My point is, parenting is hard. These tactics exist for a reason. Yes, sometimes their points are lost. But at others they really do work. No parent is perfect, and we're all, most of us, doing our best to raise our kids and not go crazy.

And if that means I can pick a story about a pig that fibs during her Summer Vacation Oral Report, then I'm going to go ahead and do that. I don't think my kids are any worse off for it.

3 comments:

Jamie said...

I think the real answer here is to find Zalewski and punch him in the face

Lindax0x0x0x0x said...

I had a long response, but then decided it was too revealing. Now I say Jamie's right -- punch Zalewski in the nose!!

Unknown said...

Hello -- Thanks for your thoughtful post. I'm the guy at least two people want to punch in the face. I have two young kids, both of them plenty rambunctious. For what it's worth, the description quoted here was meant to be gently satirical, not vicious. If you read the piece in full, you'll notice that I preface these remarks with the observation that almost every known mode of discipline is now condemned by experts. So we parents can sometimes feel at a loss, and, as you indicate in your post, these catchphrases have become a kind of last resort.

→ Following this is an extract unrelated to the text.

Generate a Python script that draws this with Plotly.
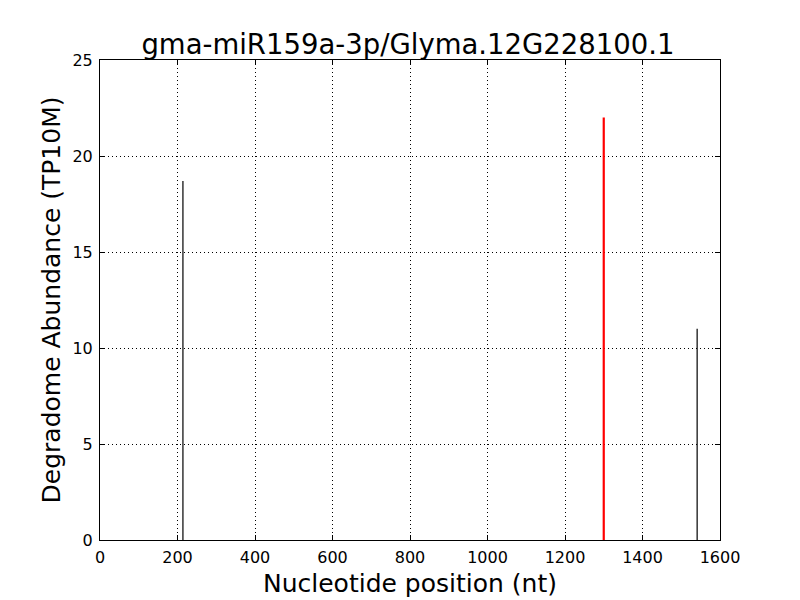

I have used these scripts myself. At times, I've found them a dispiritingly self-conscious practice, and I voiced that complaint in the piece. But of course they sometimes work! And it's certainly better to use them than it is to beat your child to a pulp. We totally agree there.

I don't think I ever imply that parenting isn't hard—it is. Indeed, later in the piece, I note that I have struggled myself with discipline. Anyway, thanks for saying that you liked the essay in the main, and for expressing your disagreements respectfully. Blogs are not for hitting! (OK, maybe they are.)